Workfusion partnered with a Fortune 100 company to develop a virtual assistant bot that would be used across a variety of platforms and provide various concierge services. Since AI technology is far from perfect, Workfusion wanted to develop a system that allowed humans to intervene when the bot was not confident in its understanding of the situation. A team of human agents would be available around the clock to take over a conversation, resolve uncertainty, and seamlessly return the reins to the bot.

My roles

Discovery

The concept of human-in-the-loop chat bots was too new to have many established best practices, so I drew on an analogous domain in my research: online help desk interfaces used by customer service agents. I conducted interviews with professionals in customer support training, and with customer support agents. Since Workfusion had already created a number of tools for organizing unstructured data, I interviewed the analysts that helped develop those tools in order to learn about any pitfalls we had encountered during the development of these tools, and any valuable discoveries we had made.
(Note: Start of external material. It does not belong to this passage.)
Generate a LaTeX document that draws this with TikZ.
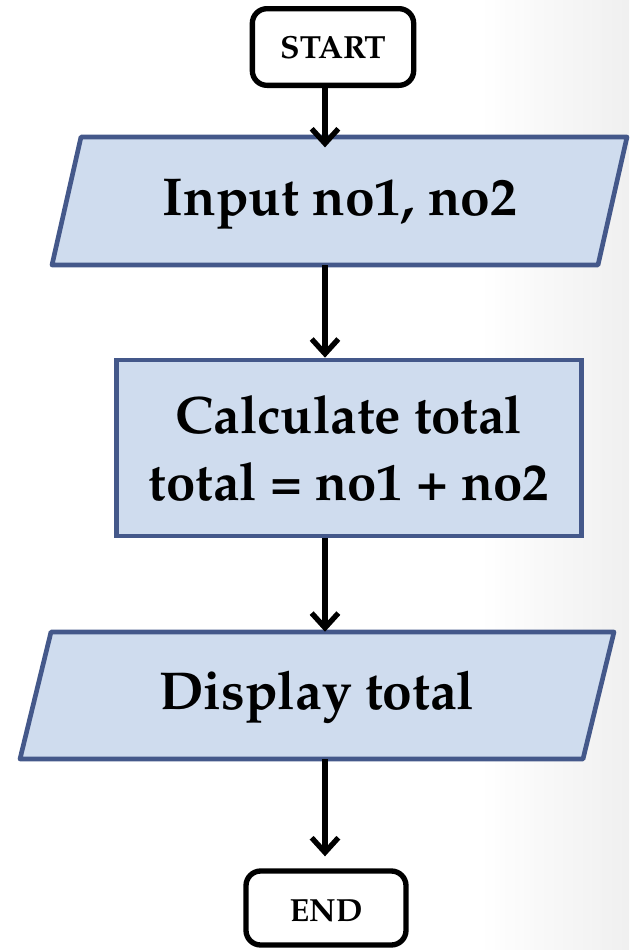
\documentclass[tikz,border=0pt]{standalone}
\usepackage[T1]{fontenc}
\usepackage{mathpazo}
\usetikzlibrary{arrows.meta,calc}
\definecolor{boxfill}{HTML}{CFDCEE}
\definecolor{boxline}{HTML}{44588A}
\tikzset{
  termbox/.style={draw=black, line width=4pt, rounded corners=11pt, fill=white,
    minimum width=121pt, minimum height=57.5pt, inner sep=0pt,
    font=\fontsize{24}{28}\selectfont\bfseries},
  procbox/.style={draw=boxline, line width=3.5pt, fill=boxfill,
    minimum width=348.75pt, minimum height=132pt, inner sep=0pt, align=center,
    font=\fontsize{39.5}{50}\selectfont\bfseries},
  iobox/.style={draw=boxline, line width=3.5pt, fill=boxfill, line join=round},
  iotext/.style={inner sep=0pt, text height=30pt, text depth=8.5pt,
    font=\fontsize{40}{46}\selectfont\bfseries},
  arr/.style={draw=black, line width=4.5pt,
    -{Straight Barb[length=11pt,width=20pt,line width=4pt]}},
}
\begin{document}
\begin{tikzpicture}[x=0.75pt,y=-0.75pt]
\useasboundingbox (0,0) rectangle (629,950);
\shade[left color=white, right color=black!6] (480,0) rectangle (629,950);
% spine for the connectors
\coordinate (spine) at (325,0);
% START
\node[termbox] (start) at (333,47) {START};
% Input parallelogram
\draw[iobox] (81,137) -- (627,137) -- (598,265) -- (52,265) -- cycle;
\node[iotext, minimum height=96pt] (in) at (340,201) {Input no1, no2};
% Process
\node[procbox] (calc) at (349,448) {Calculate total\\total = no1 + no2};
% Display parallelogram
\draw[iobox] (51,632) -- (614,632) -- (583,759) -- (20,759) -- cycle;
\node[iotext, minimum height=95.25pt] (out) at (317,695.5) {Display total};
% END
\node[termbox, minimum width=120pt, minimum height=55.5pt,
  text height=19.6pt, text depth=0pt] (end) at (326,908) {END};
% connectors
\draw[arr, shorten >=-8pt] (start.south -| spine) -- (in.north -| spine);
\draw[arr] (in.south -| spine) -- (calc.north -| spine);
\draw[arr] (calc.south -| spine) -- (out.north -| spine);
\draw[arr, shorten >=9pt] (out.south -| spine) -- (end.north -| spine);
\end{tikzpicture}
\end{document}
In order to explore the human-to-human chat interface, I worked with the crowd manager and developers to set up thousands of conversations between crowd workers, revolving around strictly-defined tasks such as finding and booking restaurants. We analyzed and grouped the free-text responses of workers in the agent role, in order to see what kinds of pre-set responses agents would find valuable. I also gathered a large amount of feedback from the workers themselves about their experiences, and consolidated them in an affinity diagram in order to find any flaws that would need to be addressed in later development.

Design Process

Development followed the Lean methodology – we would design a minimum valuable version of the product, push it into development, and use the knowledge gained from its testing to develop the next version. The project manager and crowd manager were responsible for gathering this information, and I designed the next iteration of the product. I maintained a sequence diagram for every user flow within the tool, and added on to it when designing these changes. Then I created low-fidelity designs, which I user-tested and brought to the team for discussion. Based on the results of testing and feedback, I developed these designs into high-fidelity mockups and then prototypes.

The project manager would sometimes reject designs because of infrastructure issues – the described functionality could not be supported until later on in the project. When this happened, I designed workaround features, and implemented them in code until the development team could support the original vision.
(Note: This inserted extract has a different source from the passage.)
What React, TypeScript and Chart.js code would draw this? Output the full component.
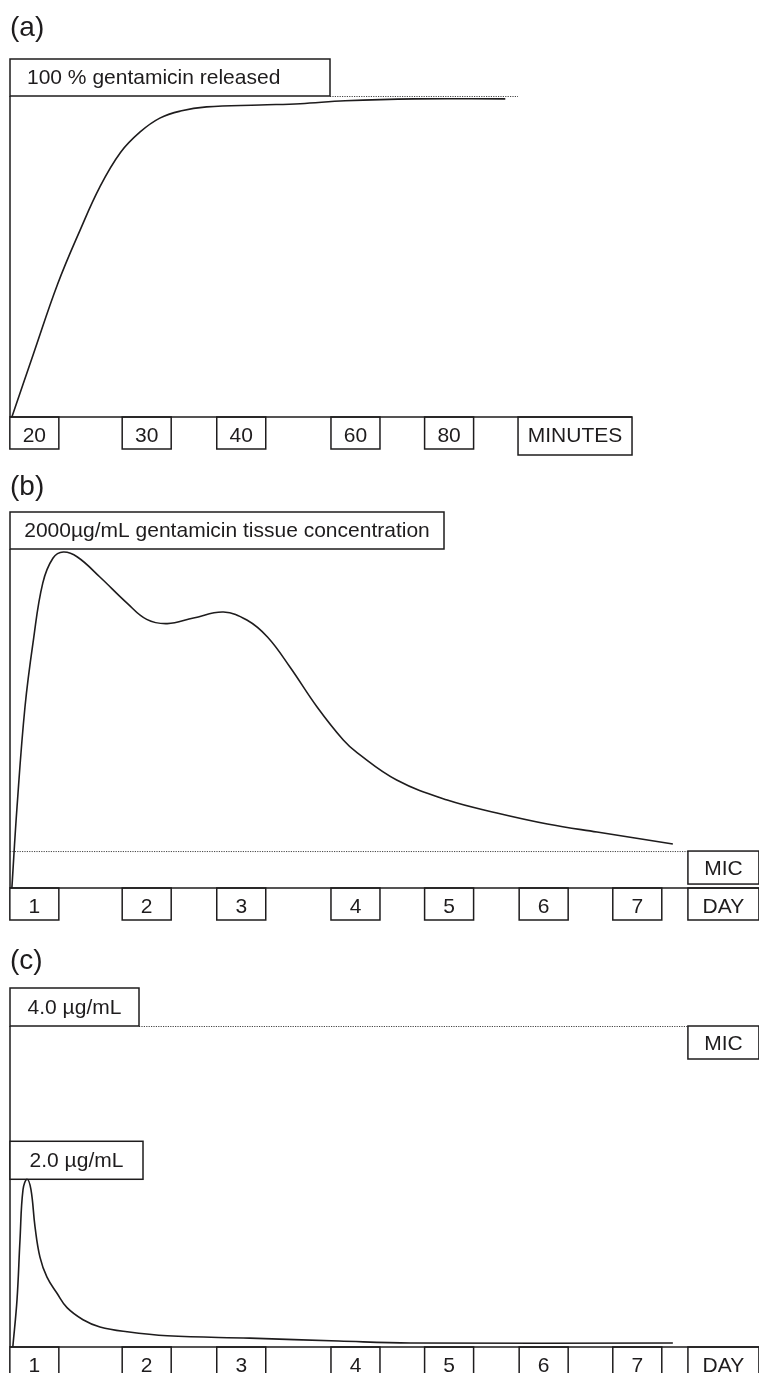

After the structure of the product was ready, I focused my efforts on optimizing the speed with which agents could work. I developed and tested several new interaction techniques for structuring text data. The technique was 20% faster than our existing tagging interface, which helped agents manage a larger number of simultaneous conversations.

Outcomes

The product is still in development, but the internal beta test was a success – my colleagues often use the bot when they need to accomplish tasks within its current purview, and they can rarely tell the difference between automated and human agent replies.

The agents themselves have provided very positive feedback about the product, compared to the original feedback collected in the research phase. The time to complete requests dropped dramatically from initial results, from 15 minutes per request to 10 seconds.